Open Source ETL Tools

Moving spatial data into Postgres isn’t difficult to script. Suppose you have the shapefile ponies.shp in WGS84, and you want to dump it into PostGIS as ponies. A plain old batch script like this will do it for you:

shp2pgsql ponies.shp ponies > ponies.sql -d -s 4326 -i -I -D
psql -h server -d database -U username -f ponies.sql

That’s really it. You should probably vacuum the table after load, so there’s another line. You might want to set some particular permissions, which is another line, or get the data from SDE, which is another line (sde2shp is the easiest - just copy the SDE BIN folder to the running machine and put it in your path). But worst case scenario - 5 lines of code. On Windows I have a bat file that takes 4 arguments so I can cram a shapefile into Postgres without having to do anything rash like thinking.

@echo off

IF "%1"=="" GOTO DisplayUsage
IF "%2"=="" GOTO DisplayUsage
IF "%3"=="" GOTO DisplayUsage
IF "%4"=="" GOTO DisplayUsage

shp2pgsql %1.shp %2 > %2.sql -d -s %4 -i -I -D
psql -h %3 -d database -U username -f %2.sql
psql -h %3 -d database -U username -c "vacuum analyze %2"
psql -h %3 -d database -U username -c "grant select on %2 to read_only_login"

:DisplayUsage
echo Command usage: pgload.bat shape_file_name postgis_layer_name server_name srid

That’s for ah-hoc stuff. For scheduled stuff, I have a Python script that hits a Postgres table with a record for each layer showing where to get it and what to call it. I schedule the Python script to run periodically at night, Bob’s your uncle.

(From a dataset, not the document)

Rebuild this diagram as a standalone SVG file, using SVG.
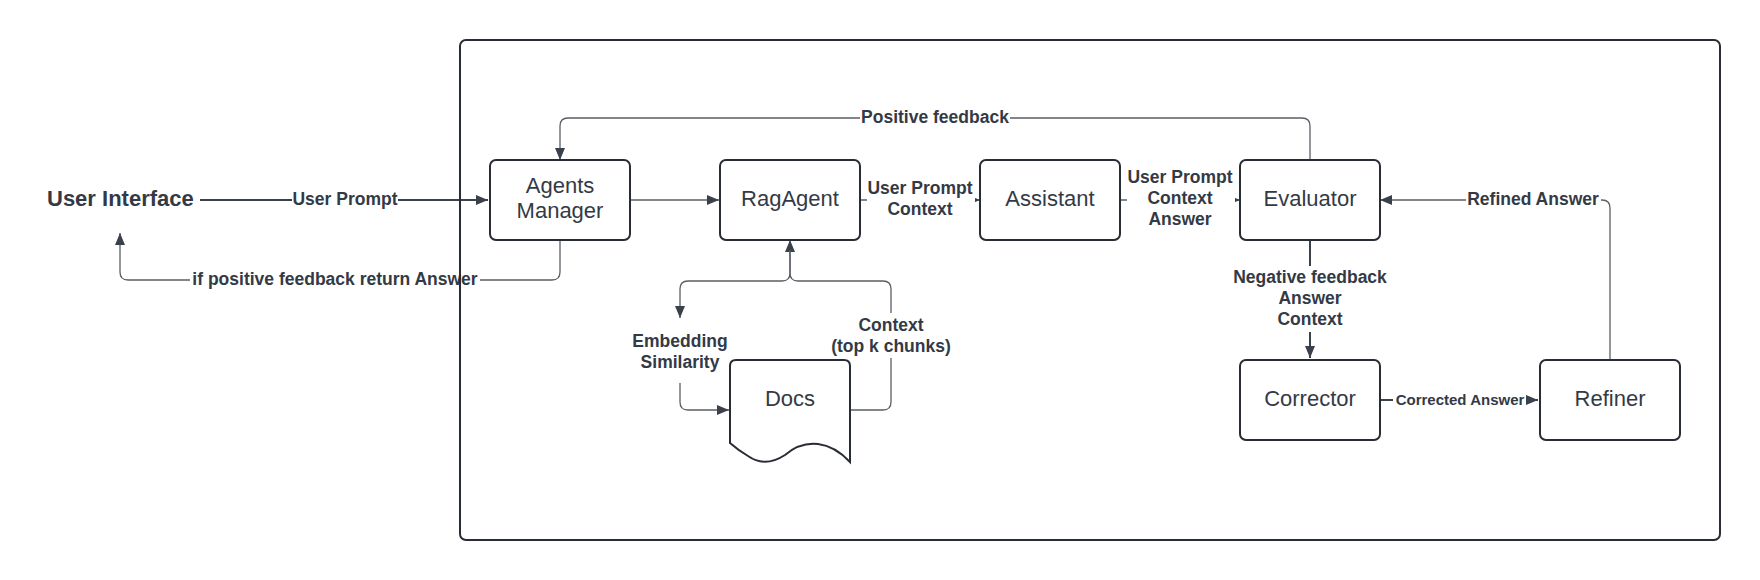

But I also have to load some data that isn’t already in a spatial format. Sometimes I get it as a text file, sometimes I have to scrape it off a SQL Server, and sometimes I have to drag it kicking and screaming out of an Access database (I use the term “database” for this last item very loosely). Scripting these types of things by hand can be tedious, error prone, and apt to run in to unexpected consequences. When you start getting into these types of jobs, it’s time to look for an ETL tool.

ETL stands for extract, transform, and load. As in extract data from a data source, transform it into what you need, and load it somewhere else. There are lots of ETL tools out there, and some proprietary databases ship with their own. I’ve looked at a number of open source ETL solutions, and I always end up coming back to the same two: Talend Open Studio and Pentaho Kettle. I’m not going to recommend one over the other; although I use Kettle, I can’t find a major fault with either one.

Both of these ETL solutions have a lot of the same types of features:

  • Both are Java based and run on Linux and Windows (Talend is Eclipse-based)
  • Visual designers for creating the transformations
  • Connectivity for a myriad of databases, including all the big DBs, text formats, etc.
  • Supports distributing jobs across multiple servers if you are doing serious lifting
  • Excellent error handling and error notification systems
  • Active and helpful forums (Kettle is older and seems to have a larger community however)
  • Free and open source
  • They are complex enough to handle a lot of tasks, but not so much as to kill you
  • There are versions of both (GeoKettle and Spatial Data Integrator) that are tailored for GIS
The biggest difference between the two is in the way they approach ETL. Talend Open Studio is, generally speaking, a code writer - it's going to take your job and script it out for you, either in Perl of Java. Kettle is metadata driven - you are essentially building an XML description of a transformation, and you run a Kettle bat or sh script, pointing it at your file, to run the transformation (along with arguments for log files and whatnot). There are pros and cons with either approach, but both will get the job done.

I use Kettle, and after spending several hours figuring everything out, I’m very happy with it. The first job I tossed at it included connecting to a SQL Server database and joining a gob of tables using a heinous SQL call, transforming a few fields, tossing it into Postgres, and building geometry on the X and Y columns, along with some error trapping. Runs like a top. And it’s easy to run on a server, as you just unzip the PDI folder there and hit the pan.bat or pan.sh script. I haven’t tried either of the GIS-centric verions of these ETL tools, just because that part of my life isn’t complex enough to prevent a little hand-coding, but they seem to have some fairly advanced functionality when dealing with open GIS formats, like shapefiles and PostGIS layers.

There are a lot of proprietary and open source ETL tools out there, so if you’re in the ETL market, it pays to do some Googling. If you’re looking for some great open source ETL packages that can handle a wide variety of tasks, I highly recommend checking out either Talend Open Studio or Pentaho Kettle.